# Sinusoidal & Stochastic/noise decomposition

Hi all,

I wonder if anyone has an implementation for this? I’d need partial extraction similar to sigmund~ but I would love to get the synthesized sound to be as close to the original as possible.

Xavier Serra’s dissertation (http://mtg.upf.edu/files/publications/PhD-Thesis-1989-xserra.pdf) does partial tracking and synthesis and then subtracts that signal from the original in the frequency domain. If the phase is preserved it can be subtracted in the time domain.

If I have to implement this myself I would probably use sigmund~ and do the subtraction inside a pfft~ patch. I know that in Serra’s paper he smooths out the noise as a smooth frequency contour so the general shape of the stochastic part is preserved and made more conducive to transformation through a simpler representation. I will probably try this out but maybe someone has a better implementation already made?

I’m only using this so that I can highlight partials and do time streching with the oscillator control data sigmund~ gives but to add a little realism to the signal.

It would also be nice to somehow avoid all the craziness sigmund~ produces during more turbulent parts of the signal (attacks), perhaps changing the noise/sinusoidal mix depending on amplitude fluctuations and zero crossing rate(noisiness)?

Any thoughts are much appreciated. I’m not wedded to using sigmund~ but something that’ll give me control data for a collection of oscillators would be ideal while giving me the residual.

My final question is, how about that phase information on the sinusoidal part? Although I know it doesn’t matter perceptually, I would like a way of preserving this because of my project’s technical needs (I’m too much of a noob to implement partial tracking myself).

bump!

Just wondering if anybody else has tried this or have an implementation of it in max. Today I tried frequency domain subtraction to remove sinusoidal components (from the sigmund partial tracking patch) and I must say it works quite well! You can retain just the attack/noise or add both signals together to reconstruct the original signal roughly.
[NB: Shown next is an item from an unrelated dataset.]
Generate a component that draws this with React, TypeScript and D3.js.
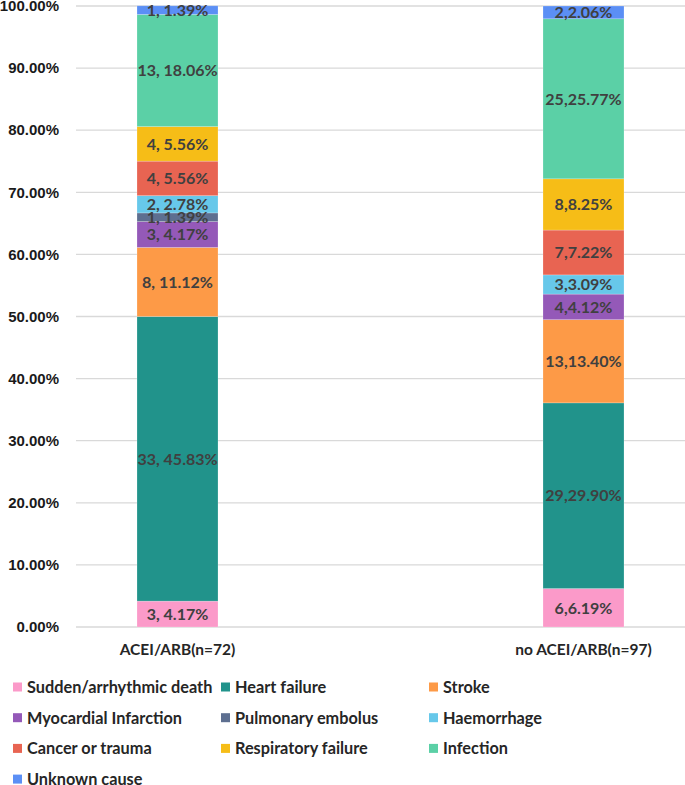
import React from "react";
import * as d3 from "d3";

const categories = ["ACEI/ARB(n=72)", "no ACEI/ARB(n=97)"];
const causes = [
  "Sudden/arrhythmic death",
  "Heart failure",
  "Stroke",
  "Myocardial Infarction",
  "Pulmonary embolus",
  "Haemorrhage",
  "Cancer or trauma",
  "Respiratory failure",
  "Infection",
  "Unknown cause",
];
const colors = [
  "#fb9ac9", "#21938b", "#fd9a47", "#9459b8", "#5d6f90",
  "#67c8ea", "#e86452", "#f6bd17", "#5bd0a6", "#5b8ff5",
];
const countsACEI = [3, 33, 8, 3, 1, 2, 4, 4, 13, 1];
const pctACEI = [4.17, 45.83, 11.12, 4.17, 1.39, 2.78, 5.56, 5.56, 18.06, 1.39];
const countsNo = [6, 29, 13, 4, 0, 3, 7, 8, 25, 2];
const pctNo = [6.19, 29.9, 13.4, 4.12, 0, 3.09, 7.22, 8.25, 25.77, 2.06];
const yTicks = [0, 10, 20, 30, 40, 50, 60, 70, 80, 90, 100];

const W = 685;
const H = 785;

export default function App() {
  const y = d3.scaleLinear().domain([0, 100]).range([627, 6]);
  const x = d3.scalePoint<string>().domain(categories).range([177.5, 583.5]);
  const barW = 81;

  const series = [
    { cat: categories[0], counts: countsACEI, pcts: pctACEI, sep: ", " },
    { cat: categories[1], counts: countsNo, pcts: pctNo, sep: "," },
  ];

  const labelFont = "Lato, 'Open Sans', sans-serif";

  return (
    <div style={{ position: "absolute", left: 0, top: 0 }}>
      <svg width={W} height={H} style={{ display: "block" }}>
        <rect width={W} height={H} fill="#fff" />
        {yTicks.map((t) => (
          <g key={t}>
            <line x1={76} x2={W} y1={y(t)} y2={y(t)} stroke="#d9d9d9" strokeWidth={1.3} />
            <text
              x={59}
              y={y(t)}
              dy="0.35em"
              textAnchor="end"
              fontFamily="'Liberation Sans', Arial, sans-serif"
              fontWeight="bold"
              fontSize={15}
              fill="#1a1a1a"
            >
              {t.toFixed(2) + "%"}
            </text>
          </g>
        ))}
        {series.map((s) => {
          let acc = 0;
          const cx = x(s.cat)!;
          return (
            <g key={s.cat}>
              {s.pcts.map((p, i) => {
                const y0 = acc;
                acc += p;
                if (p <= 0) return null;
                return (
                  <rect
                    key={i}
                    x={cx - barW / 2}
                    width={barW}
                    y={y(acc)}
                    height={y(y0) - y(acc)}
                    fill={colors[i]}
                    stroke="#ffffff"
                    strokeOpacity={0.35}
                    strokeWidth={0.6}
                  />
                );
              })}
            </g>
          );
        })}
        {series.map((s) => {
          let acc = 0;
          const cx = x(s.cat)!;
          return (
            <g key={s.cat + "l"}>
              {s.pcts.map((p, i) => {
                const y0 = acc;
                acc += p;
                if (p <= 0) return null;
                return (
                  <text
                    key={i}
                    x={cx}
                    y={(y(acc) + y(y0)) / 2}
                    dy="0.36em"
                    textAnchor="middle"
                    fontFamily={labelFont}
                    fontWeight="bold"
                    fontSize={16}
                    fill="#404040"
                  >
                    {s.counts[i] + s.sep + p.toFixed(2) + "%"}
                  </text>
                );
              })}
            </g>
          );
        })}
        {categories.map((c) => (
          <text
            key={c}
            x={x(c)!}
            y={649}
            dy="0.36em"
            textAnchor="middle"
            fontFamily={labelFont}
            fontWeight="bold"
            fontSize={15.5}
            fill="#262626"
          >
            {c}
          </text>
        ))}
        {causes.map((c, i) => {
          const col = i % 3;
          const row = Math.floor(i / 3);
          const lx = [13, 221, 429][col];
          const ly = 687 + row * 30.7;
          return (
            <g key={c}>
              <rect x={lx} y={ly - 4.5} width={9} height={9} fill={colors[i]} />
              <text
                x={lx + 14}
                y={ly}
                dy="0.36em"
                fontFamily={labelFont}
                fontWeight="bold"
                fontSize={16.3}
                fill="#262626"
              >
                {c}
              </text>
            </g>
          );
        })}
      </svg>
    </div>
  );
}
Constructing some simple model of the noise component would be nice, in Serra’s thesis he used filtered noise with the overall shape of the noise spectrum modeled with a break-point function I think.

Hello digiology, I am very interested in this question !

I found X. Serra’s work some month before, and I would really like to be able to test the harmonic/noise separation in Max!

Do you have an implementation of your work ?

Hey jebb,

I posted an implementation in this thread: http://cycling74.com/forums/topic.php?id=27689 you can ignore the pitch shifting part.

You’ll need the sigmund~ external. Because this doesn’t retain the phase the subtraction has to be done in the frequency domain (in a pfft~ object).

The sine wave model isn’t perfect but listening to the noise part on its own is surprisingly good if you’re looking for that effect.

Hey digiology,

Thanks for the answer . Unfortunately, I cannot do any test because I don’t have a Mac, and sigmund~ isn’t available for win.

Do you think you could test your separation tool with the file bourdon8.wav that I’ve posted on :

http://cycling74.com/forums/topic.php?id=27943

It is normal that the SNR is the low (I choose on purpose this one, from all the samples that I’ve recorded, because this is one with the lowest SNR!)

Thanks a lot

sigmund~ is available for Max on Windows, compiled by Rob Clouth. you can find it at maxobjects.com:

I’ve used residual noise in non-realtime quite a bit, so I know what you’re after. (SPEAR works in non-realtime.)

I wonder if you could skip sigmund~ and go straight at some kind of statistical analysis of the fft~. Maybe zero out bins that are much louder than the surrounding bins? Or, set some kind of limiter on bin amplitude… perhaps low-passing the amplitude stream in pfft~?